EURJPY Optimistic After Break Above 127.49

Technical analysis of Forex market

EURJPY overcame the key 127.49 barrier yesterday but is marginally struggling to extend gains ahead of the 128.38 level, which happens to be the 123.6% Fibonacci retracement of the down leg from 127.06 until 121.61. The upward sloping Ichimoku lines are reflecting a surge in positive momentum, while the gradually climbing simple moving averages (SMAs) are assisting the advancing structure.

The short-term oscillators are also conveying strengthening positive momentum. Nevertheless, the slight stalling of the %K line in the overbought territory reflects a minor pause in the pair. Still, the %K line has yet to confirm any negative tendencies in the price. The MACD is rising above its red trigger line in the positive section, while the climbing RSI is nearing the overbought level of 70.

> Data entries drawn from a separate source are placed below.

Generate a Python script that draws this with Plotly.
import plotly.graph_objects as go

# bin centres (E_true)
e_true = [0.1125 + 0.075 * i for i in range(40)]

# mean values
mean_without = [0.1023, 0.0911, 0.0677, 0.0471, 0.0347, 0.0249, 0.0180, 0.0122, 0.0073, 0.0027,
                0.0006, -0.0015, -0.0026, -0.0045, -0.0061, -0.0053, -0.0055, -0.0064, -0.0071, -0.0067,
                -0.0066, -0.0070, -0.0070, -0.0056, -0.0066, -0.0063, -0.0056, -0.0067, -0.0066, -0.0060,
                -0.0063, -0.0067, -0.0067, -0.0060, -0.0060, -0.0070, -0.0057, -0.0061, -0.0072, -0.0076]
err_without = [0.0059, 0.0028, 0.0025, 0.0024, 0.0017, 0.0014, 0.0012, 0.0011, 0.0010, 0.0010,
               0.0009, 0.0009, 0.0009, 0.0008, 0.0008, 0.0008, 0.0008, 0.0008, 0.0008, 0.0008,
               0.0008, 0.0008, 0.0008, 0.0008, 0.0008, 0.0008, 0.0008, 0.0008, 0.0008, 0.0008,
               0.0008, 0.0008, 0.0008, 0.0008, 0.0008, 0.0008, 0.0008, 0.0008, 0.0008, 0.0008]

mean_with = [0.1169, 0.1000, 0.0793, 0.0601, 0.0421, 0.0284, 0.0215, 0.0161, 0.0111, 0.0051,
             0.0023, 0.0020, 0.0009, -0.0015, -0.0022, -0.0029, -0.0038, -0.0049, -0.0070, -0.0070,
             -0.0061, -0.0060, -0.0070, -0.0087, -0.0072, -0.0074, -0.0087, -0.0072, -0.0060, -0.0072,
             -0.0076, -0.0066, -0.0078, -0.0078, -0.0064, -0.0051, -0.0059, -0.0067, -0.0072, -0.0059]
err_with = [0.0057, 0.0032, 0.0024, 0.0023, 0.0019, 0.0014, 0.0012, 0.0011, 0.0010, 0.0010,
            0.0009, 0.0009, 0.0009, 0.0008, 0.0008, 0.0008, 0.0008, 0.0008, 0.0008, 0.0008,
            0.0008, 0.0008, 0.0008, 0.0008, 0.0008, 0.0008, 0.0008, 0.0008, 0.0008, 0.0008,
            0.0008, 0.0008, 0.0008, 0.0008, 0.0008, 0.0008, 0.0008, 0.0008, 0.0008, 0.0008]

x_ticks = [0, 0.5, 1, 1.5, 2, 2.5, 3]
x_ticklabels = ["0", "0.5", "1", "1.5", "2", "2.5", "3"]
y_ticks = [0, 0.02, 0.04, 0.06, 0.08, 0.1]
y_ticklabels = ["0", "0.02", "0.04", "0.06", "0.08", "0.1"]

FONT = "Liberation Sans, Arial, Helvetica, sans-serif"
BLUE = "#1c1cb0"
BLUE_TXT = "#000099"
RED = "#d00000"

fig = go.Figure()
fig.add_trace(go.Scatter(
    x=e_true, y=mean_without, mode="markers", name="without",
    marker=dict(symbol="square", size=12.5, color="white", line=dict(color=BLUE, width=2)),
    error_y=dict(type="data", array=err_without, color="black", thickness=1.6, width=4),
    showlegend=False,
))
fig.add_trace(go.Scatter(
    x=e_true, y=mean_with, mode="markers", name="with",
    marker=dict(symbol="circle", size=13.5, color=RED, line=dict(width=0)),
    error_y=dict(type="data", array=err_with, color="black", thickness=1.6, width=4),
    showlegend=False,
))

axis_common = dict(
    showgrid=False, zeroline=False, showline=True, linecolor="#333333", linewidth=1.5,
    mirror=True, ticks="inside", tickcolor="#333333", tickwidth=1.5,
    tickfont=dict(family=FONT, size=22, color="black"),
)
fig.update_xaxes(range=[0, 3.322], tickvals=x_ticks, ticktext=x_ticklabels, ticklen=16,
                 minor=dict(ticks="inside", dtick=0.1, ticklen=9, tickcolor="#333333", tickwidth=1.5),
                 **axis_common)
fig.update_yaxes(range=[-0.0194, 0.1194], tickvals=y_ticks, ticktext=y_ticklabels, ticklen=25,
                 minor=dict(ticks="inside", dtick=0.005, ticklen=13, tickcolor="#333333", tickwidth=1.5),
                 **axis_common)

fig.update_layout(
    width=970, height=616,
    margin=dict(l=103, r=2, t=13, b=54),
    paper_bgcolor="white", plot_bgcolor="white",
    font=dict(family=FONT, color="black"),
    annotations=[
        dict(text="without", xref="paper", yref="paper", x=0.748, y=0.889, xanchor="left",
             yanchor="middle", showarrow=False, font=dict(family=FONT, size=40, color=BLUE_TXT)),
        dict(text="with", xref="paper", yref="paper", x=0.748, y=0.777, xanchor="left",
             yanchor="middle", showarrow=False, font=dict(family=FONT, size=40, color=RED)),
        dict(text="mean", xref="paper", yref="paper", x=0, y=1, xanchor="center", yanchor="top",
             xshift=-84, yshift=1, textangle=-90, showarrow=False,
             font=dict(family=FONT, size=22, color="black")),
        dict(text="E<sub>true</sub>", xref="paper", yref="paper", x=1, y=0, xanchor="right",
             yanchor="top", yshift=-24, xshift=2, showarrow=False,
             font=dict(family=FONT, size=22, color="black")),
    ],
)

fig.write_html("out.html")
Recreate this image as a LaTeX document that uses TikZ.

To the upside, resistance may originate from the 123.6% Fibo extension of 128.38. Conquering this barrier, the price could then thrust to meet the 129.24 high, where the pair collapsed back in December 2018. Should a bullish chain reaction unfold, the pair may propel to challenge the 130.19-130.50 resistance section from mid-October to early September 2018.

However, if the price pivots down, support could commence from the 127.49 level (previous resistance-now-support), which curbed gains in earlier sessions. Dipping beneath this, quick downside limitations could arise from the red Tenkan-sen line at 127.22 until the 50-day SMA, currently around 126.45, before the bears test the 126.09 trough. If the price fades further, the support base of 125.00-125.25 may attempt to halt additional loss of ground.

Summarizing, EURJPY is sustaining a bullish tone above the Ichimoku cloud, the SMAs and the 126.09 low. In addition, the broader improving picture remains intact above the 125.00-125.25 foundation.